-- START --

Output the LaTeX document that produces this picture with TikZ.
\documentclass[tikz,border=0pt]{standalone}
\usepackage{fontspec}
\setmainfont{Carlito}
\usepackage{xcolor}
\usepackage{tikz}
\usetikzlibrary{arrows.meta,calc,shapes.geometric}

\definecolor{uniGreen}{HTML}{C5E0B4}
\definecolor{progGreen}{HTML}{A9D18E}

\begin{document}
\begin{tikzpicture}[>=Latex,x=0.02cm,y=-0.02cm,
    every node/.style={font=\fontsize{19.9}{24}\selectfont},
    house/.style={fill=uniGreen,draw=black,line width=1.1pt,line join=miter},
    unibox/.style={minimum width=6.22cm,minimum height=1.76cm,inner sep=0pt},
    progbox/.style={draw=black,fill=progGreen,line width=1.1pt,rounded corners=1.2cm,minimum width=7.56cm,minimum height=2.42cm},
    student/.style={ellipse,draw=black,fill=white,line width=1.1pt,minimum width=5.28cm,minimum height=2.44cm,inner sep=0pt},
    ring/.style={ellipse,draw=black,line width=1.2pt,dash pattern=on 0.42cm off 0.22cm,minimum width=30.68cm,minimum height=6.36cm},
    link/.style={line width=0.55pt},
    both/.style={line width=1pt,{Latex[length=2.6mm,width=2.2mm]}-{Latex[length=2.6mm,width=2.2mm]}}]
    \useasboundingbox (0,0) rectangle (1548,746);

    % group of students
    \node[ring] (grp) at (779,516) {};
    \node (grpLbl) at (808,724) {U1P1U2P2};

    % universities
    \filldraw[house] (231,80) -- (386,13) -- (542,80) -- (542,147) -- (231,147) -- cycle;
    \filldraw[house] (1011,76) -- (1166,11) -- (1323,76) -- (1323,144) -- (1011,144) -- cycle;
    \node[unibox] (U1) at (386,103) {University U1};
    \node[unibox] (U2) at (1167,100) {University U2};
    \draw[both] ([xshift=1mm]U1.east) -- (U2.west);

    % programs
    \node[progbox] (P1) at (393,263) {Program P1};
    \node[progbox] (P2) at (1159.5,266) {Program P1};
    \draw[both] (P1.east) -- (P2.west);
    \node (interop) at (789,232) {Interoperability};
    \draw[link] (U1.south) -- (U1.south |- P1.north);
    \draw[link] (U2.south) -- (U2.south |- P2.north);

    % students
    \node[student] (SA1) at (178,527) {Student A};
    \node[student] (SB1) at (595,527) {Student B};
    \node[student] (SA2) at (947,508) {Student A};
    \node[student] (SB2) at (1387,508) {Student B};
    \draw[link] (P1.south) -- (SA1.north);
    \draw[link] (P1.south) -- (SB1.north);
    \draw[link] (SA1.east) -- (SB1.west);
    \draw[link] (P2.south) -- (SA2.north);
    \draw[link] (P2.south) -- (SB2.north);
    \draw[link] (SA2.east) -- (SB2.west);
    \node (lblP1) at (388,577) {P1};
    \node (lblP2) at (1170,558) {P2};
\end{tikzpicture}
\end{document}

-- END --

**Written problem**
Word for word, quote all of the data above.

**Written reply**
Output the LaTeX document that produces this picture with TikZ.
\documentclass[tikz,border=0pt]{standalone}
\usepackage{fontspec}
\setmainfont{Carlito}
\usepackage{xcolor}
\usepackage{tikz}
\usetikzlibrary{arrows.meta,calc,shapes.geometric}

\definecolor{uniGreen}{HTML}{C5E0B4}
\definecolor{progGreen}{HTML}{A9D18E}

\begin{document}
\begin{tikzpicture}[>=Latex,x=0.02cm,y=-0.02cm,
    every node/.style={font=\fontsize{19.9}{24}\selectfont},
    house/.style={fill=uniGreen,draw=black,line width=1.1pt,line join=miter},
    unibox/.style={minimum width=6.22cm,minimum height=1.76cm,inner sep=0pt},
    progbox/.style={draw=black,fill=progGreen,line width=1.1pt,rounded corners=1.2cm,minimum width=7.56cm,minimum height=2.42cm},
    student/.style={ellipse,draw=black,fill=white,line width=1.1pt,minimum width=5.28cm,minimum height=2.44cm,inner sep=0pt},
    ring/.style={ellipse,draw=black,line width=1.2pt,dash pattern=on 0.42cm off 0.22cm,minimum width=30.68cm,minimum height=6.36cm},
    link/.style={line width=0.55pt},
    both/.style={line width=1pt,{Latex[length=2.6mm,width=2.2mm]}-{Latex[length=2.6mm,width=2.2mm]}}]
    \useasboundingbox (0,0) rectangle (1548,746);

    % group of students
    \node[ring] (grp) at (779,516) {};
    \node (grpLbl) at (808,724) {U1P1U2P2};

    % universities
    \filldraw[house] (231,80) -- (386,13) -- (542,80) -- (542,147) -- (231,147) -- cycle;
    \filldraw[house] (1011,76) -- (1166,11) -- (1323,76) -- (1323,144) -- (1011,144) -- cycle;
    \node[unibox] (U1) at (386,103) {University U1};
    \node[unibox] (U2) at (1167,100) {University U2};
    \draw[both] ([xshift=1mm]U1.east) -- (U2.west);

    % programs
    \node[progbox] (P1) at (393,263) {Program P1};
    \node[progbox] (P2) at (1159.5,266) {Program P1};
    \draw[both] (P1.east) -- (P2.west);
    \node (interop) at (789,232) {Interoperability};
    \draw[link] (U1.south) -- (U1.south |- P1.north);
    \draw[link] (U2.south) -- (U2.south |- P2.north);

    % students
    \node[student] (SA1) at (178,527) {Student A};
    \node[student] (SB1) at (595,527) {Student B};
    \node[student] (SA2) at (947,508) {Student A};
    \node[student] (SB2) at (1387,508) {Student B};
    \draw[link] (P1.south) -- (SA1.north);
    \draw[link] (P1.south) -- (SB1.north);
    \draw[link] (SA1.east) -- (SB1.west);
    \draw[link] (P2.south) -- (SA2.north);
    \draw[link] (P2.south) -- (SB2.north);
    \draw[link] (SA2.east) -- (SB2.west);
    \node (lblP1) at (388,577) {P1};
    \node (lblP2) at (1170,558) {P2};
\end{tikzpicture}
\end{document}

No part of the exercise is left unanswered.